Il convient de noter que ces lignes directrices stipulent uniquement les exigences pour la reconnaissance d’un État, plutôt que les conditions pour déterminer l’existence d’un État. Pour cette raison, les États qui finissent par violer ces normes peuvent être tenus responsables de leurs actions, mais ces violations ne résultent pas nécessairement dans le retrait de la reconnaissance par d’autres États.

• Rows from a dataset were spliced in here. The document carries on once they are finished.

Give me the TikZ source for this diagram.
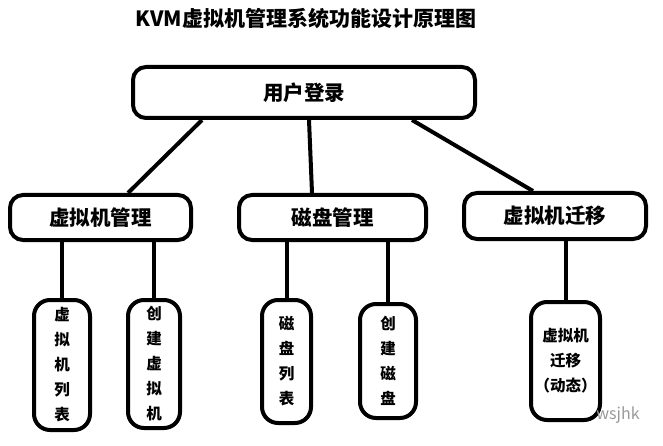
\documentclass[tikz,border=0pt]{standalone}
\usepackage{fontspec}
\setmainfont{Noto Sans CJK SC}
\begin{document}
\begin{tikzpicture}[x=1pt,y=-1pt,
  box/.style={draw,line width=4pt,rounded corners=13pt,inner sep=0pt,
    font=\fontsize{20.5}{24}\selectfont\bfseries},
  leaf/.style={draw,line width=4pt,rounded corners=16pt,inner sep=0pt,align=center,
    font=\fontsize{15.5}{25}\selectfont\bfseries},
  link/.style={line width=4pt}]
\useasboundingbox (0,0) rectangle (663,446);
\node[font=\fontsize{21}{25}\selectfont\bfseries] (title) at (306,19) {KVM虚拟机管理系统功能设计原理图};
% top level
\node[box,minimum width=342pt,minimum height=51pt] (login) at (304,92.5) {用户登录};
% second level
\node[box,minimum width=181pt,minimum height=45pt] (vmmgr) at (100.5,217.5) {虚拟机管理};
\node[box,minimum width=187pt,minimum height=45pt] (diskmgr) at (332.5,217.5) {磁盘管理};
\node[box,minimum width=182pt,minimum height=46pt] (migmgr) at (555,216) {虚拟机迁移};
% leaves
\node[leaf,minimum width=56pt,minimum height=130pt] (vmlist) at (62,365) {虚\\拟\\机\\列\\表};
\node[leaf,minimum width=52pt,minimum height=128pt] (vmcreate) at (154,364) {创\\建\\虚\\拟\\机};
\node[leaf,minimum width=49pt,minimum height=123pt] (disklist) at (286.5,361.5) {磁\\盘\\列\\表};
\node[leaf,minimum width=56pt,minimum height=114pt] (diskcreate) at (388,361) {创\\建\\磁\\盘};
\node[leaf,minimum width=69pt,minimum height=118pt] (migleaf) at (565.5,361) {虚拟机\\迁移\\（动态）};
\node[text=black!40,font=\fontsize{16}{18}\selectfont] (mark) at (618,415) {wsjhk};
% connectors
\draw[link] ([xshift=-102pt]login.south) -- ([xshift=27.5pt]vmmgr.north);
\draw[link] ([xshift=5pt]login.south) -- ([xshift=-20.5pt]diskmgr.north);
\draw[link] ([xshift=108pt]login.south) -- ([xshift=-22pt]migmgr.north);
\draw[link] (vmlist.north) -- (vmlist.north |- vmmgr.south);
\draw[link] (vmcreate.north) -- (vmcreate.north |- vmmgr.south);
\draw[link] (disklist.north) -- (disklist.north |- diskmgr.south);
\draw[link] (diskcreate.north) -- (diskcreate.north |- diskmgr.south);
\draw[link] (migleaf.north) -- (migleaf.north |- migmgr.south);
\end{tikzpicture}
\end{document}
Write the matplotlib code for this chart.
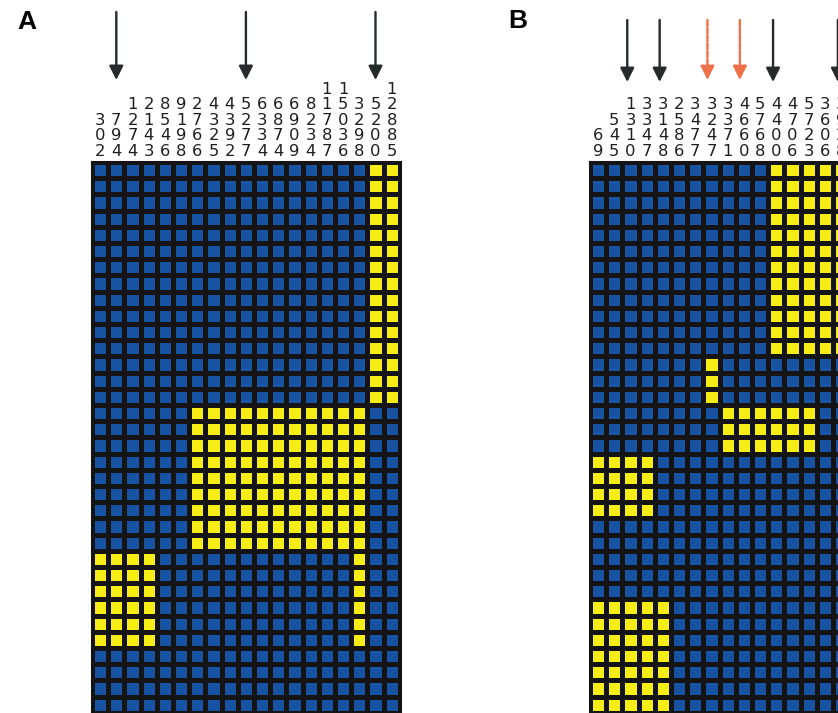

Lors de la dissolution de la Yougoslavie, les Européens ont mis en pratique ces lignes directrices comme conditions pour la reconnaissance des républiques yougoslaves comme États indépendants. Une partie essentielle de ce processus était l’exigence que ces républiques n’aient aucune revendication territoriale contre les États voisins. Les États-Unis, bien qu’alignés sur ces principes, ont adopté une approche moins stricte, mettant l’accent sur les engagements en matière de sécurité nucléaire, de démocratie et de marchés libres.
Conclusion
La reconnaissance des États est un processus multifacette. Elle implique à la fois la reconnaissance qu’une certaine entité répond aux critères de base de l’étatité et l’intention d’accepter les conséquences juridiques de cette reconnaissance, telles que l’octroi d’immunités diplomatiques. La reconnaissance n’est pas simplement un acte passif, mais plutôt un acte décisif, souvent discrétionnaire de la part des États, soulignant leur consentement au statut juridique d’une entité et aux implications légales qu’il entraîne. Ce processus, marqué par sa nature complexe et variable, reflète l’interaction des considérations juridiques, politiques et éthiques dans les actions internationales des États.